▶ Exercise requirements
Look through the data below. Collect every line where the word "this" occurs.

▶ The records
******************************
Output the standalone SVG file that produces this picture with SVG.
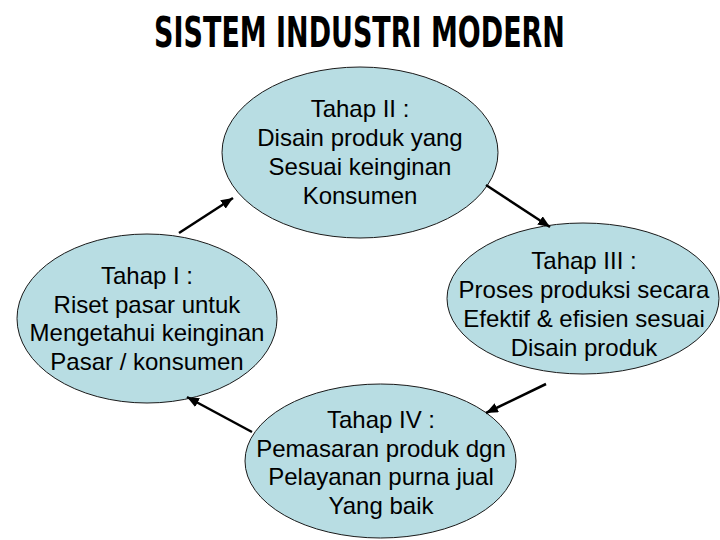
<svg xmlns="http://www.w3.org/2000/svg" width="720" height="540" viewBox="0 0 720 540">
  <style>
    .node ellipse { fill: #B8DDE3; stroke: #1a1a1a; stroke-width: 1; }
    .node text { font-family: "Liberation Sans", Arial, sans-serif; font-size: 24px; fill: #000; text-anchor: middle; }
    .title { font-family: "DejaVu Sans Condensed", "Liberation Sans Narrow", sans-serif; font-weight: bold; font-size: 42px; fill: #000; text-anchor: middle; }
    .conn line { stroke: #000; stroke-width: 2.5; marker-end: url(#arrow); }
  </style>
  <defs>
    <marker id="arrow" markerUnits="userSpaceOnUse" markerWidth="14" markerHeight="12" refX="12" refY="5" orient="auto">
      <path d="M0,0 L12,5 L0,10 Z" fill="#000"/>
    </marker>
  </defs>
  <rect width="720" height="540" fill="#fff"/>
  <text class="title" transform="translate(359.5,47) scale(0.714,1)" x="0" y="0">SISTEM INDUSTRI MODERN</text>

  <g id="tahap2" class="node">
    <ellipse cx="360" cy="152.5" rx="138" ry="85.5"/>
    <text x="360" y="117">Tahap II :</text>
    <text x="360" y="146">Disain produk yang</text>
    <text x="360" y="175">Sesuai keinginan</text>
    <text x="360" y="204">Konsumen</text>
  </g>

  <g id="tahap3" class="node">
    <ellipse cx="583" cy="298.5" rx="136" ry="75.5"/>
    <text x="584" y="269">Tahap III :</text>
    <text x="584" y="298">Proses produksi secara</text>
    <text x="584" y="327">Efektif &amp; efisien sesuai</text>
    <text x="584" y="356">Disain produk</text>
  </g>

  <g id="tahap1" class="node">
    <ellipse cx="147" cy="318.5" rx="130" ry="84.5"/>
    <text x="147" y="284">Tahap I :</text>
    <text x="147" y="312.5">Riset pasar untuk</text>
    <text x="147" y="341">Mengetahui keinginan</text>
    <text x="147" y="369.5">Pasar / konsumen</text>
  </g>

  <g id="tahap4" class="node">
    <ellipse cx="380.5" cy="461" rx="135.5" ry="77"/>
    <text x="381" y="428">Tahap IV :</text>
    <text x="381" y="456.5">Pemasaran produk dgn</text>
    <text x="381" y="485">Pelayanan purna jual</text>
    <text x="381" y="513.5">Yang baik</text>
  </g>

  <g id="connectors" class="conn">
    <line x1="179" y1="233" x2="233" y2="198"/>
    <line x1="486" y1="185" x2="550" y2="227"/>
    <line x1="546" y1="384" x2="486" y2="413"/>
    <line x1="252" y1="432" x2="187" y2="397"/>
  </g>
</svg>
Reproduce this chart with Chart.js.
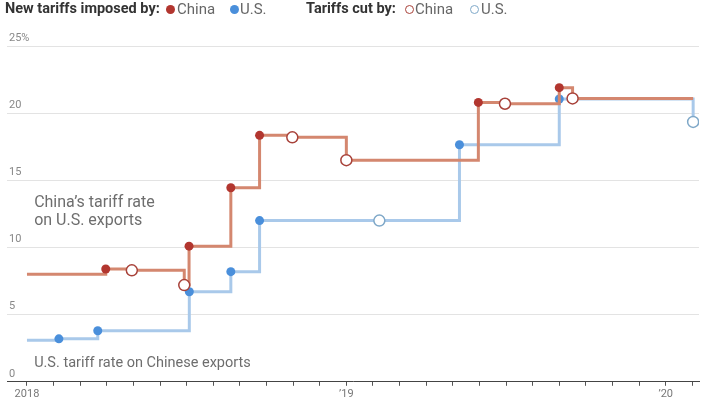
<!DOCTYPE html>
<html>
<head>
<meta charset="utf-8">
<script src="https://cdn.jsdelivr.net/npm/chart.js@4.4.1/dist/chart.umd.min.js"></script>
<style>
    html, body { margin: 0; padding: 0; background: #fff; }
    #wrap { position: relative; width: 720px; height: 405px; font-family: Roboto, "Noto Sans", sans-serif; }
    #legend { position: absolute; left: 0; top: 0; width: 720px; height: 20px; font-size: 15px; color: #666; }
    #legend span { position: absolute; top: 0; line-height: 18px; white-space: nowrap; }
    #legend .head { color: #333; font-weight: bold; font-size: 14.5px; }
    #legend .dot { width: 9px; height: 9px; border-radius: 50%; top: 5px; box-sizing: border-box; }
</style>
</head>
<body>
<div id="wrap">
    <canvas id="tariffChart"></canvas>
    <div id="legend">
        <span class="head" style="left:5px">New tariffs imposed by:</span>
        <span class="dot" style="left:166px; background:#b2362f"></span>
        <span style="left:177px">China</span>
        <span class="dot" style="left:230px; background:#4a8fdb"></span>
        <span style="left:240px">U.S.</span>
        <span class="head" style="left:306px">Tariffs cut by:</span>
        <span class="dot" style="left:405px; border:1.5px solid #a8423a"></span>
        <span style="left:415px">China</span>
        <span class="dot" style="left:470px; border:1.5px solid #7fa8c8"></span>
        <span style="left:481px">U.S.</span>
    </div>
</div>
<script>
// x = months since January 2018
const chinaMonths = [0, 2.96, 3.94, 5.91, 6.09, 7.66, 8.74, 9.97, 12.0, 16.96, 17.96, 20.0, 20.5, 25.03];
const chinaRates = [8.0, 8.4, 8.3, 7.2, 10.1, 14.45, 18.35, 18.2, 16.5, 20.8, 20.7, 21.9, 21.1, 21.1];
const chinaEvents = ['start', 'new', 'cut', 'cut', 'new', 'new', 'new', 'cut', 'cut', 'new', 'cut', 'new', 'cut', 'end'];

const usMonths = [0, 1.2, 2.66, 6.1, 7.66, 8.74, 13.24, 16.25, 20.0, 25.03];
const usRates = [3.1, 3.2, 3.8, 6.7, 8.2, 12.0, 12.0, 17.65, 21.05, 19.35];
const usEvents = ['start', 'new', 'new', 'new', 'new', 'new', 'cut', 'new', 'new', 'cut'];

const yearLabels = { 0: '2018', 12: '\u201919', 24: '\u201920' };
const yTickLabels = { 0: '0', 5: '5', 10: '10', 15: '15', 20: '20', 25: '25%' };

const chinaLabel = ['China\u2019s tariff rate', 'on U.S. exports'];
const usLabel = 'U.S. tariff rate on Chinese exports';

function toPoints(xs, ys) {
    return xs.map((x, i) => ({ x: x, y: ys[i] }));
}

// estilo de punto según el tipo de evento
function pointStyler(events, fill, ring) {
    return {
        radius: ctx => events[ctx.dataIndex] === 'new' ? 4.5 : (events[ctx.dataIndex] === 'cut' ? 5.5 : 0),
        bg: ctx => events[ctx.dataIndex] === 'cut' ? '#ffffff' : fill,
        border: ctx => events[ctx.dataIndex] === 'cut' ? ring : fill,
        width: ctx => events[ctx.dataIndex] === 'cut' ? 1.5 : 0
    };
}

const chinaPts = pointStyler(chinaEvents, '#b2362f', '#a8423a');
const usPts = pointStyler(usEvents, '#4a8fdb', '#7fa8c8');

const labelPlugin = {
    id: 'seriesLabels',
    afterDatasetsDraw(chart) {
        const { ctx, scales } = chart;
        ctx.save();
        ctx.fillStyle = '#6e6e6e';
        ctx.textAlign = 'left';
        ctx.textBaseline = 'middle';
        const x0 = scales.x.getPixelForValue(0.27);
        ctx.font = '16px Roboto, "Noto Sans", sans-serif';
        ctx.fillText(chinaLabel[0], x0, scales.y.getPixelForValue(13.3));
        ctx.fillText(chinaLabel[1], x0, scales.y.getPixelForValue(11.95));
        ctx.font = '14.5px Roboto, "Noto Sans", sans-serif';
        ctx.fillText(usLabel, x0, scales.y.getPixelForValue(1.34));
        ctx.restore();
    }
};

const chart = new Chart(document.getElementById('tariffChart'), {
    type: 'line',
    data: {
        datasets: [
            {
                label: 'China',
                data: toPoints(chinaMonths, chinaRates),
                stepped: 'before',
                borderColor: '#d4876f',
                borderWidth: 3,
                pointRadius: chinaPts.radius,
                pointBackgroundColor: chinaPts.bg,
                pointBorderColor: chinaPts.border,
                pointBorderWidth: chinaPts.width
            },
            {
                label: 'U.S.',
                data: toPoints(usMonths, usRates),
                stepped: 'before',
                borderColor: '#a9c9ea',
                borderWidth: 3,
                pointRadius: usPts.radius,
                pointBackgroundColor: usPts.bg,
                pointBorderColor: usPts.border,
                pointBorderWidth: usPts.width
            }
        ]
    },
    options: {
        responsive: true,
        maintainAspectRatio: false,
        animation: false,
        layout: { padding: { left: 1, right: 21, top: 46, bottom: 2 } },
        plugins: { legend: { display: false }, tooltip: { enabled: false } },
        scales: {
            x: {
                type: 'linear',
                min: -0.75,
                max: 25.25,
                afterBuildTicks: scale => {
                    const ticks = [];
                    for (let m = 0; m <= 25; m++) ticks.push({ value: m });
                    scale.ticks = ticks;
                },
                ticks: {
                    autoSkip: false,
                    maxRotation: 0,
                    padding: 2,
                    color: '#777',
                    font: { family: 'Roboto', size: 11 },
                    callback: v => yearLabels[v] || ''
                },
                grid: { drawOnChartArea: false, drawTicks: true, tickLength: 4, color: '#555' },
                border: { display: true, color: '#444', width: 1 }
            },
            y: {
                min: 0,
                max: 25,
                afterBuildTicks: scale => {
                    scale.ticks = Object.keys(yTickLabels).map(v => ({ value: +v }));
                },
                ticks: {
                    mirror: true,
                    padding: 2,
                    labelOffset: -8,
                    color: '#888',
                    font: { family: 'Roboto', size: 11 },
                    callback: v => yTickLabels[v]
                },
                grid: { color: '#e3e3e3', drawTicks: false },
                border: { display: false }
            }
        }
    },
    plugins: [labelPlugin]
});
</script>
</body>
</html>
******************************
▶ Answer in full
Output the standalone SVG file that produces this picture with SVG.
Reproduce this chart with Chart.js.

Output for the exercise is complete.